How to Select the Right Presentation Folder

A custom pocket folder adds a professional touch to any presentation. There are a wide range of options available to customize a pocket folder. Different sizes, paper stocks and decoration options make it possible to create a unique and attractive folder that makes a great impression. Simply follow the four easily steps outlined in this guide to design your custom presentation folder.

Step 1: Determine the Folder Size

The size of your folder is determined by the sheet size the folder will hold. The standard folder sizes are based on standard paper sheet sizes.

Selecting a standard folder size is the most economical choice. However, you can create a custom size or shape folder as well.

If you plan to mail the folder, consider the envelope size. Make sure your folder is a little smaller than your envelope.

Step 2: Choose the Folder Style

We have many cutting dies for presentation folders. Here’s just a very small sample of popular styles:

There are several ways your can customize your presentation folder. Pockets can be utilized in different ways depending on your requirements. 

Decision #1: One or two pockets?  Decision #2: Pockets glued on the outer edge or not (flap pockets)?

Once you know the answers to those two questions, you can look at the following options:

Business Card Slits: On which pocket do you want the card slits? What type of card slits to you want?

Box Back: An additional dimension (usually 1⁄4″ or 1⁄2″ on the spine) allows for added capacity

Side Tabs: A tab can be added to the right-hand side. The tab will show when the folder is filled. The standard configuration is a 1⁄2″ extension, one-third cut 

Step 3: Choose the Decoration Process

The decoration process you choose is determined in large part by the artwork that goes on the folder. Offset printing allows for the use of photographs and fine detail. Foil stamping (or hot stamping) is not good for fine details, but it allows for the use of gold and silver foil. This metallic look cannot be replicated with offset printing. 

Following is a review of offset printing, foil stamping, embossing and die cutting.

Offset Printing

A printing process in which the ink is transferred from a plate to a blanket which in turn does the printing. This process allows printing of the fine details such as photographs. When the folder is printed, the entire sheet is printed at one time. This enables you to print on the front, cover, back cover and the pockets for one charge.

Things to consider when preparing artwork for offset printing:

  • Artwork should be set up using Pantone or Four Color Process inks, according to desired final output
  • All images should be high resolution (see artwork preparation section)
  • Printing inks are not opaque. Light colors printed on dark paper can make color matching difficult. The dark color of the paper will show through the ink. If a light color is desired on a dark base, consider foil stamping instead of offset printing.

Foil Stamping (Hot Stamping)

Foil or hot stamping is the process of applying heat and pressure to a metal die to transfer foil onto the surface. Gold and silver foil are the most common, but colored foils are available. 

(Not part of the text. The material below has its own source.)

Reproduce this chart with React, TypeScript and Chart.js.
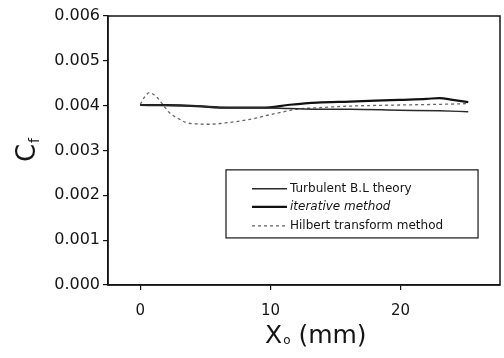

Things to consider when preparing artwork for foil-stamping:

  • All lines must be at least 1 point in thickness.
  • All type should be at least 10 points in size. Very thin fonts are not recommended.
  • Reverse type should be bold. Fine reverse type has a tendency to fill in when stamped.
  • Eliminate any halftones and screens.


Embossing involves the process of using heat and pressure to press a metal die into the printing surface. The die smoothes out the grain of the  material and raises the surface. When embossing, the die is pressed into the underside of the surface to raise the artwork. 

Things to consider when preparing artwork for embossing:

  • All lines must be at least 2 point in thickness
  • All type should be at least 14 points in size. Very thin fonts are not recommended
  • Reverse type should be bold. Fine reverse type has a tendency to fill in when embossed/debossed.
  • Eliminate any halftones and screens.

Die Cutting 

When die-cutting, a sheet of paper is cut with a die to the shape desired. For example, a design can be die-cut into the cover or pocket of a folder. A die cut requires the use of a metal die. If a unique die cut is requested, a die must be purchased.

Step 4: Select the Folder Paper

Consider your decoration process and the colors you want when selecting the paper for your folder. The most popular paper stocks are the white high gloss and the linens. The white high gloss is the perfect choice for bright colors on the white background. The linens have some rich deep colors that look good with gold or silver foil stamping. Your representative can help you choose from the wide range of paper stocks available to find the one that best meets your needs.

Note: It is not recommended to print a light color on dark colored paper The inks are not opaque and the dark paper color will show through the ink.